> _WHAT YOU NEED TO DO_
Repeat the listing that follows, character for character, minus the pictures.

> _DATASET EXTRACT_
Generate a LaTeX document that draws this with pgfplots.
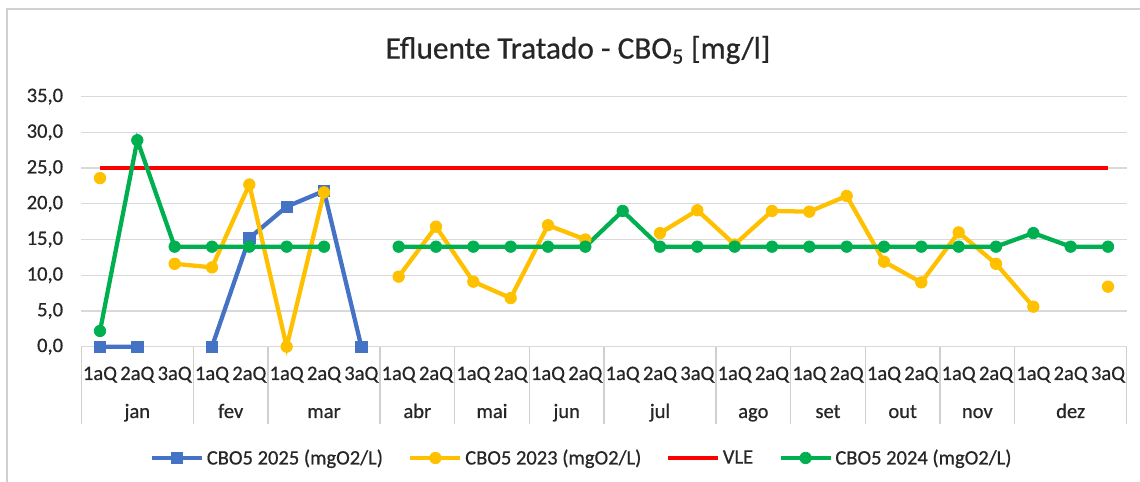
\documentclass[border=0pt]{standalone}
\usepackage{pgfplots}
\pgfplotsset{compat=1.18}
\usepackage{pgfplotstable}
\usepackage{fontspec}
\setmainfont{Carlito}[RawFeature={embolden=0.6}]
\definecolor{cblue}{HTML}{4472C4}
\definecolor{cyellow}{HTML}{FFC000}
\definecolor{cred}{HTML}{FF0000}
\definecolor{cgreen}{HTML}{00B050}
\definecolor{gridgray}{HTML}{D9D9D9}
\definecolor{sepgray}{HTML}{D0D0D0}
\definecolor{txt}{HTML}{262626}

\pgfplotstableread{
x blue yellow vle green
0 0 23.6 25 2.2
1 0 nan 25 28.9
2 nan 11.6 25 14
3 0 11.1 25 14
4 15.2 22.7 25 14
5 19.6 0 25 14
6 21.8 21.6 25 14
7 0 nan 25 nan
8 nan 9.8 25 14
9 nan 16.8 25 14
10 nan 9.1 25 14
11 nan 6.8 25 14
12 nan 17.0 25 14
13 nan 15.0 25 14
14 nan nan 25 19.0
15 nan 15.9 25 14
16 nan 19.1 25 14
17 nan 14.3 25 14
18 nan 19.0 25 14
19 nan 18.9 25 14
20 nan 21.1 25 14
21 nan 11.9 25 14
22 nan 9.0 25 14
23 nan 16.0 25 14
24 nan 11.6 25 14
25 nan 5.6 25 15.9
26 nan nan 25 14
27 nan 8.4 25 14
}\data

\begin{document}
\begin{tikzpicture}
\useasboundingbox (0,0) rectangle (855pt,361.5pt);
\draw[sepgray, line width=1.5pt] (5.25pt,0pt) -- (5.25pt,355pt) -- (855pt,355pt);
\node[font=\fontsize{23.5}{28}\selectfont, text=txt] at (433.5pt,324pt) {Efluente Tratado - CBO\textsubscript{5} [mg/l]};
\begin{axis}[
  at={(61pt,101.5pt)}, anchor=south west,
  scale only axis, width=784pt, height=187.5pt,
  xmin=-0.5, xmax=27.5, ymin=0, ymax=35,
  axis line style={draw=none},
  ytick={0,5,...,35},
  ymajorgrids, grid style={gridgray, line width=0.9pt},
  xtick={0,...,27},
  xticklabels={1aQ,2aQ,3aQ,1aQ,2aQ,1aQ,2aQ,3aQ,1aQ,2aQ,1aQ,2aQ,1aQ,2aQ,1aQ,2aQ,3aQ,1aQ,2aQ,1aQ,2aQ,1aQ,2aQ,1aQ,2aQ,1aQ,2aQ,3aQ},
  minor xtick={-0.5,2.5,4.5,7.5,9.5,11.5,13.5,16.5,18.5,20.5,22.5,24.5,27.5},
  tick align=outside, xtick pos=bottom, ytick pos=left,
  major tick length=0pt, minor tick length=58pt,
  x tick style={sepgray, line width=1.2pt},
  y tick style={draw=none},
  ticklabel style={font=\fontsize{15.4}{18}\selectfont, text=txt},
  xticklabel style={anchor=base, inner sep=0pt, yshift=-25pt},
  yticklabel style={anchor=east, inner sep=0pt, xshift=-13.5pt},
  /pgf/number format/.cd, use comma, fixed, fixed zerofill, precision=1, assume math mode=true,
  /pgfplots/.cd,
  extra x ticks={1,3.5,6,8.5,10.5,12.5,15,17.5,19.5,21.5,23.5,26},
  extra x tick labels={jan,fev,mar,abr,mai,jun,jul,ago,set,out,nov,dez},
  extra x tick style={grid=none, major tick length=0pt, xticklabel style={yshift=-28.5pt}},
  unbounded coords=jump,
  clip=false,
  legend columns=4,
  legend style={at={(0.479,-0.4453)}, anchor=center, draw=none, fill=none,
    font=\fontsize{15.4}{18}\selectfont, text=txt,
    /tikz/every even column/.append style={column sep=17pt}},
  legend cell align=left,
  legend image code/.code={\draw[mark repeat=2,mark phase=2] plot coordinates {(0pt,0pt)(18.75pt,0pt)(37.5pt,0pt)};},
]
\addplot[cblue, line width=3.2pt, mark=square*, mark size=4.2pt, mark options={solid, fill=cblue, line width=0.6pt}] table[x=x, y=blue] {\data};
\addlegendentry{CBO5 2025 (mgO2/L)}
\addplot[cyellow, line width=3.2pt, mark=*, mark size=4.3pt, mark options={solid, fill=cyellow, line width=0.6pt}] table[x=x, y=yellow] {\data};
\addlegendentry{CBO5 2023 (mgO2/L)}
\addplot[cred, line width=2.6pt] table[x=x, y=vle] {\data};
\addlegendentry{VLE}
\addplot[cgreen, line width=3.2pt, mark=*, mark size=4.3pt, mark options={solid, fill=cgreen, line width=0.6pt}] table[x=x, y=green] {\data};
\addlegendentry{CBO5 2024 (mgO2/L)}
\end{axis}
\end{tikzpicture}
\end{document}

> _ANSWER FOR THIS EXERCISE_
Generate a LaTeX document that draws this with pgfplots.
\documentclass[border=0pt]{standalone}
\usepackage{pgfplots}
\pgfplotsset{compat=1.18}
\usepackage{pgfplotstable}
\usepackage{fontspec}
\setmainfont{Carlito}[RawFeature={embolden=0.6}]
\definecolor{cblue}{HTML}{4472C4}
\definecolor{cyellow}{HTML}{FFC000}
\definecolor{cred}{HTML}{FF0000}
\definecolor{cgreen}{HTML}{00B050}
\definecolor{gridgray}{HTML}{D9D9D9}
\definecolor{sepgray}{HTML}{D0D0D0}
\definecolor{txt}{HTML}{262626}

\pgfplotstableread{
x blue yellow vle green
0 0 23.6 25 2.2
1 0 nan 25 28.9
2 nan 11.6 25 14
3 0 11.1 25 14
4 15.2 22.7 25 14
5 19.6 0 25 14
6 21.8 21.6 25 14
7 0 nan 25 nan
8 nan 9.8 25 14
9 nan 16.8 25 14
10 nan 9.1 25 14
11 nan 6.8 25 14
12 nan 17.0 25 14
13 nan 15.0 25 14
14 nan nan 25 19.0
15 nan 15.9 25 14
16 nan 19.1 25 14
17 nan 14.3 25 14
18 nan 19.0 25 14
19 nan 18.9 25 14
20 nan 21.1 25 14
21 nan 11.9 25 14
22 nan 9.0 25 14
23 nan 16.0 25 14
24 nan 11.6 25 14
25 nan 5.6 25 15.9
26 nan nan 25 14
27 nan 8.4 25 14
}\data

\begin{document}
\begin{tikzpicture}
\useasboundingbox (0,0) rectangle (855pt,361.5pt);
\draw[sepgray, line width=1.5pt] (5.25pt,0pt) -- (5.25pt,355pt) -- (855pt,355pt);
\node[font=\fontsize{23.5}{28}\selectfont, text=txt] at (433.5pt,324pt) {Efluente Tratado - CBO\textsubscript{5} [mg/l]};
\begin{axis}[
  at={(61pt,101.5pt)}, anchor=south west,
  scale only axis, width=784pt, height=187.5pt,
  xmin=-0.5, xmax=27.5, ymin=0, ymax=35,
  axis line style={draw=none},
  ytick={0,5,...,35},
  ymajorgrids, grid style={gridgray, line width=0.9pt},
  xtick={0,...,27},
  xticklabels={1aQ,2aQ,3aQ,1aQ,2aQ,1aQ,2aQ,3aQ,1aQ,2aQ,1aQ,2aQ,1aQ,2aQ,1aQ,2aQ,3aQ,1aQ,2aQ,1aQ,2aQ,1aQ,2aQ,1aQ,2aQ,1aQ,2aQ,3aQ},
  minor xtick={-0.5,2.5,4.5,7.5,9.5,11.5,13.5,16.5,18.5,20.5,22.5,24.5,27.5},
  tick align=outside, xtick pos=bottom, ytick pos=left,
  major tick length=0pt, minor tick length=58pt,
  x tick style={sepgray, line width=1.2pt},
  y tick style={draw=none},
  ticklabel style={font=\fontsize{15.4}{18}\selectfont, text=txt},
  xticklabel style={anchor=base, inner sep=0pt, yshift=-25pt},
  yticklabel style={anchor=east, inner sep=0pt, xshift=-13.5pt},
  /pgf/number format/.cd, use comma, fixed, fixed zerofill, precision=1, assume math mode=true,
  /pgfplots/.cd,
  extra x ticks={1,3.5,6,8.5,10.5,12.5,15,17.5,19.5,21.5,23.5,26},
  extra x tick labels={jan,fev,mar,abr,mai,jun,jul,ago,set,out,nov,dez},
  extra x tick style={grid=none, major tick length=0pt, xticklabel style={yshift=-28.5pt}},
  unbounded coords=jump,
  clip=false,
  legend columns=4,
  legend style={at={(0.479,-0.4453)}, anchor=center, draw=none, fill=none,
    font=\fontsize{15.4}{18}\selectfont, text=txt,
    /tikz/every even column/.append style={column sep=17pt}},
  legend cell align=left,
  legend image code/.code={\draw[mark repeat=2,mark phase=2] plot coordinates {(0pt,0pt)(18.75pt,0pt)(37.5pt,0pt)};},
]
\addplot[cblue, line width=3.2pt, mark=square*, mark size=4.2pt, mark options={solid, fill=cblue, line width=0.6pt}] table[x=x, y=blue] {\data};
\addlegendentry{CBO5 2025 (mgO2/L)}
\addplot[cyellow, line width=3.2pt, mark=*, mark size=4.3pt, mark options={solid, fill=cyellow, line width=0.6pt}] table[x=x, y=yellow] {\data};
\addlegendentry{CBO5 2023 (mgO2/L)}
\addplot[cred, line width=2.6pt] table[x=x, y=vle] {\data};
\addlegendentry{VLE}
\addplot[cgreen, line width=3.2pt, mark=*, mark size=4.3pt, mark options={solid, fill=cgreen, line width=0.6pt}] table[x=x, y=green] {\data};
\addlegendentry{CBO5 2024 (mgO2/L)}
\end{axis}
\end{tikzpicture}
\end{document}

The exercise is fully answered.